Moche Portrait Head Bottle


Portrait Head Bottle, 5th–6th century (Moche culture), Peru, ceramic, 32.39 cm high (The Metropolitan Museum of Art)


[0:00] [music]

Dr. Steven Zucker: [0:06] We’re standing in the Metropolitan Museum of Art, in the galleries devoted to the Pre-Columbian art of South America, and looking at an object that comes from what is present-day Peru that was made by the Moche culture. It’s a ceramic bottle, and this is one of thousands of bottles that have been found.

Dr. Sarahh Scher: [0:24] It seems to have been something that was very important to them to produce in large numbers. We know that they used molds to produce a lot of their ceramics, and that they were making things in multiples even when they were finishing the surfaces by hand.

Dr. Zucker: [0:36] We see some beautiful finish work. First of all, it’s clear that the clay has been burnished, probably with a smooth implement like a river stone or something that would have been able to produce that very glossy, almost glaze-like quality, but this is not glazed. It is, however, very characteristic of Moche ceramic ware, with this very unusual spout, which is known as a stirrup spout.

Dr. Scher: [0:58] It’s something that we see quite a lot in Moche vessels that are made for high-status consumption. It’s something that is a revival to some extent of earlier styles that are seen in the Chavin and the Cupisnique culture, and may even refer to the Moche looking back to those earlier cultures and their prestige and claiming it for themselves.

Dr. Zucker: [1:19] This object that we’re looking at, although it itself is very old, could be referring to something even more ancient.

[1:26] Let’s take a close look at it. You have this beautiful human face, this probably male face, with this sharp nose, who seems to be looking directly out at us. The ears are oddly pushed forward. He’s also clearly wearing something wrapped around his head.

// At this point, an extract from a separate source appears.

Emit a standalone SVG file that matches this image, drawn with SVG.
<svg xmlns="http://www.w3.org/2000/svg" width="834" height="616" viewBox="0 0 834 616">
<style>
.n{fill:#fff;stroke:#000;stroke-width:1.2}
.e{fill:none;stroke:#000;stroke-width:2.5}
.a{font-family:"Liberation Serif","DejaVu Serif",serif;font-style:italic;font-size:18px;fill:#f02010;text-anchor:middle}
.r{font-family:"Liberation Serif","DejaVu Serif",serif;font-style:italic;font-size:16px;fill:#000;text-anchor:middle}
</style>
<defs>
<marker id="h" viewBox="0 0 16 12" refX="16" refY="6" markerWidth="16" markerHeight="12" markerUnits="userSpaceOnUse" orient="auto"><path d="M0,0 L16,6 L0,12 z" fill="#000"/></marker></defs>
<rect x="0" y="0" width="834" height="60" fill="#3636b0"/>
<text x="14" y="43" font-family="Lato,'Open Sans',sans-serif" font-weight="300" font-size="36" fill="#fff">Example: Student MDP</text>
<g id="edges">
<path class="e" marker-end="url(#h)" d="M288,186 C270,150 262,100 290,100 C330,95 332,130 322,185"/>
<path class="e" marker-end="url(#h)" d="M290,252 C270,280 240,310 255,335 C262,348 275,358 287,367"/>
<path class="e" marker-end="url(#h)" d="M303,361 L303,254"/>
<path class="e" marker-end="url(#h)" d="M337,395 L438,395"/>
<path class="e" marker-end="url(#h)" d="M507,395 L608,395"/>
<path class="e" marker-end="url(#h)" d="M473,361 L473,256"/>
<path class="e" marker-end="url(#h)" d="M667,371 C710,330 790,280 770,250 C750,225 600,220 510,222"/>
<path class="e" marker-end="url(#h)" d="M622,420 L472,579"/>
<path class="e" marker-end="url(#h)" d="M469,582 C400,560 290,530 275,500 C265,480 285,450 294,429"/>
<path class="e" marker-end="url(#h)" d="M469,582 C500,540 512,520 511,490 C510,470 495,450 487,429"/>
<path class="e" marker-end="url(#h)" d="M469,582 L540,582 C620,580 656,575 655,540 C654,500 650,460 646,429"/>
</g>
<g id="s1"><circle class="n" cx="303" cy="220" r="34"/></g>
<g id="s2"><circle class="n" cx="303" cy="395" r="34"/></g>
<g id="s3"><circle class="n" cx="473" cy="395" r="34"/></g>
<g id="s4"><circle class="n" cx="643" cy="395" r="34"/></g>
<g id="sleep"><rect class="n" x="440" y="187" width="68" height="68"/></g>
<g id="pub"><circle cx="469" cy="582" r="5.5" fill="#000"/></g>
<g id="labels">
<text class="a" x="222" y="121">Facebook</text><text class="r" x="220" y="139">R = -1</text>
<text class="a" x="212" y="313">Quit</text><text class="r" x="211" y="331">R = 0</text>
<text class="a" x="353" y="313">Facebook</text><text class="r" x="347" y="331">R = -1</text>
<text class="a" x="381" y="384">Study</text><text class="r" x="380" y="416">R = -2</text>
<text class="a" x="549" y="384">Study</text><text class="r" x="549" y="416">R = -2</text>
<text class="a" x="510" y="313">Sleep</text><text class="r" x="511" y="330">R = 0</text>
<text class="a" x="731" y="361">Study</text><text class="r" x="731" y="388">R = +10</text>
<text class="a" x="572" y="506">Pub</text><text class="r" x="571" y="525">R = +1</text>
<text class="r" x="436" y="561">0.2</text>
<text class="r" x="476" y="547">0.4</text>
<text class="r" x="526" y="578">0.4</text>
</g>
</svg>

Dr. Scher: [1:41] He’s wearing a head cloth. In this case, it’s been placed over the head and then folded and wrapped so that you have what is essentially a cap of fabric and then another flap coming down the back and covering most of the hair.

Dr. Zucker: [1:54] You can see its folds and its overlapping. You can also see that this representation, presumably of something woven into the cloth, that shows a dragon-like figure, a serpent.

Dr. Scher: [2:05] They’re referred to usually as feline serpents because they tend to have ears. They’re a very common motif in Moche art. We find them everywhere.

Dr. Zucker: [2:13] This is a ceramic representation of a depiction in cloth. You can also see the painting directly on the face.

Dr. Scher: [2:20] We do see a lot of body painting, both on men and women, in Moche art. There’s not been a lot of research that’s been able to show what particular designs mean, with one exception, and we see it here.

Dr. Zucker: [2:33] Here, I think you’re probably referring to the very faint rendering that we see just at the chin.

Dr. Scher: [2:38] Yes. The band that runs along the contour of the chin and looks like it has these three little oblong objects that are hanging from it. Those are meant to be representations of the pupae of flies.

[2:53] As grotesque as that may sound, what it’s a reference to is the sacrifice that was practiced in Moche culture of warriors, who then were very frequently left exposed for a certain amount of time for the flies to devour and for their flesh to at least partially decompose.

[3:12] There are some associations in Moche art of flies as being almost vehicles for human spirits to the underworld, and it’s a way of marking somebody as someone who’s going to be sacrificed.

Dr. Zucker: [3:23] What’s interesting is that the figure is shown with such nobility, and yet we’re also seeing a figure that is to be sacrificed.

Dr. Scher: [3:30] Well, in the case of the Moche, it was important that the person being sacrificed was healthy and strong and brave. He would have been somebody from the elites who had proven himself in warfare, but had lost one critical battle.

Dr. Zucker: [3:46] When then is a vessel like this made, how was it used? We know so little about these people.

Dr. Scher: [3:52] These sorts of objects are not just being found in graves, they’re also being found in domestic spaces, in areas that we might think of as maybe being middle class.

[4:01] These may have been objects that were used not only by the elites, but also were given as gifts to the middle class, perhaps as status gifts, to help associate them and to bind them symbolically to the upper classes, and that were part of their participation in the mythology and the worldview of the elites that legitimized their rule.

Dr. Zucker: [4:22] I want the face on this vessel to open its mouth and to tell us exactly what it means.

Dr. Scher: [4:27] That would be fantastic.